120 ans, c'est également la limite retenue par le cardiologue et nutritionniste Frédéric Saldmann. Invité d'une prestigieuse conférence TEDx à Marseille, il estimait en 2016 que "toute mort" avant un tel âge "est une mort prématurée". Il préconisait alors 30 minutes d'exercice quotidien, une réduction de 30% des calories ingérées chaque jour, ou bien encore un minimum de 12 rapports sexuels par mois afin d'augmenter de manière significative notre espérance de vie.

Ce discours, Ségolène Aymé le réfute. Médecin généticienne, épidémiologiste de formation et directrice de recherche émérite à l’Inserm, elle estime qu'il s'agit avant tout "d'arguments marketing". Outre des conférences, Frédéric Saldmann est en effet l'auteur de nombreux ouvrages dans lesquels il livre ses recommandations pour adopter un mode de vie sain et "prendre sa santé en main".

La chance ne suffit pas

Pour la chercheuse de l'Inserm, les déclarations de Tim Cook se révèlent inexactes. "Sans aucun doute, c'est important de n'avoir dans son génome aucune prédisposition pour des maladies rares. Cela concerne malheureusement 1 à 2% des gens, dont on peut certifier qu'ils n'auront aucune chance de devenir nonagénaires." 

Un "bon ADN" ne serait donc pas condition unique à l'éternelle jouvence : "L'essentiel des déterminants qui influent sur la durée de la vie, les assureurs les connaissent très bien", tranche Ségolène Aymé. Ce n'est pas la chance, mais "notre mode de vie". Elle rejoint en ce sens les arguments du docteur Saldmann, mais juge "délétère" la tendance qui vise à "responsabiliser les gens en leur disant que tout est possible lorsqu'on le souhaite". Et pour cause : "nous vivons dans un environnement collectif qui est le grand déterminant de notre espérance de vie".

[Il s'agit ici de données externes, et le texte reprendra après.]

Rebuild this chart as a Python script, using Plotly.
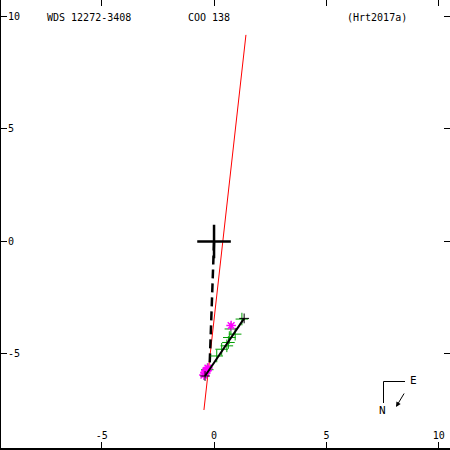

La présence de polluants dans l'air, l'eau ou les sols sont indépendants de notre volonté, et il s'avère presque impossible de s'en prémunir. "Vous verrez que si vous faites du yoga tous les jours, vivez sainement et mangez bio, cela ne vous empêchera pas en cas de contrôle sanguin de retrouver dans votre corps 200 produits qui n'ont rien à y faire…" L'espérance de vie peut également changer de manière directe en fonction des événements extérieurs : "Quand le bloc soviétique est tombé, elle a baissé de manière très nette pour les Russes."

L'espérance de vie face à ses limites ?

Derrière les rêves (et fantasmes) de transhumanisme et d'humain "augmenté", l'espérance de vie suscite des débats qui agitent la communauté scientifique. Il est en effet très difficile d'affirmer que les hausses croissantes de l'espérance de vie, observées dans les pays développés, vont cesser ou se poursuivre. 

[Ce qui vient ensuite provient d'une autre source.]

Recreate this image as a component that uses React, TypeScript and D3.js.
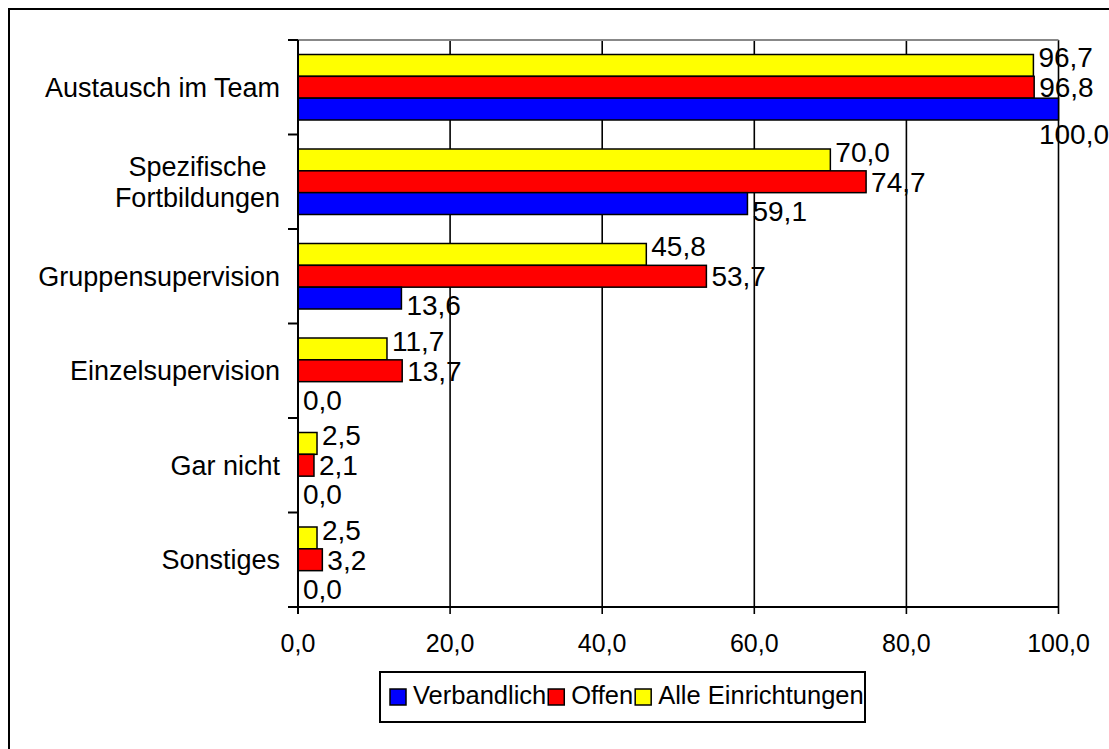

Pour Ségolène Aymé, il ne faut pas négliger l'impact des polluants, qui "contribuent à la faire diminuer". L'industrie chimique se manifeste ainsi "dans notre environnement de façon permanente, avec notamment les plastiques". La chercheuse cite également les particules fines, qui ont été propulsées depuis quelques années dans le débat public. Selon la généticienne de l'Inserm, l'espérance de vie devrait baisser, comme on peut l'observer aux États-Unis. En France, après des décennies de hausse continue, elle a diminué en 2012 chez les femmes, puis pour les deux sexes en 2015. Depuis, elle stagne. 

Si pour une partie des chercheurs, il ne faut plus espérer voir la vie des êtres humains s'allonger, d'autres se montrent nettement plus optimistes. Une étude anglaise diffusée en 2017 estimait que les enfants nés en 2030 pourront espérer vivre en moyenne 90 ans. Une prédiction qui ne concerne que les femmes, sud-Coréennes de surcroît. Accès aux soins, alimentation et ressources naturelles conditionnent en effet énormément l'espérance de vie. Si les bébés japonais nés en 2016 peuvent espérer vivre 84 ans en moyenne, ceux nés en Sierra Leone la même année vivront en moyenne 32 ans de moins (avec une espérance de vie de 52 ans).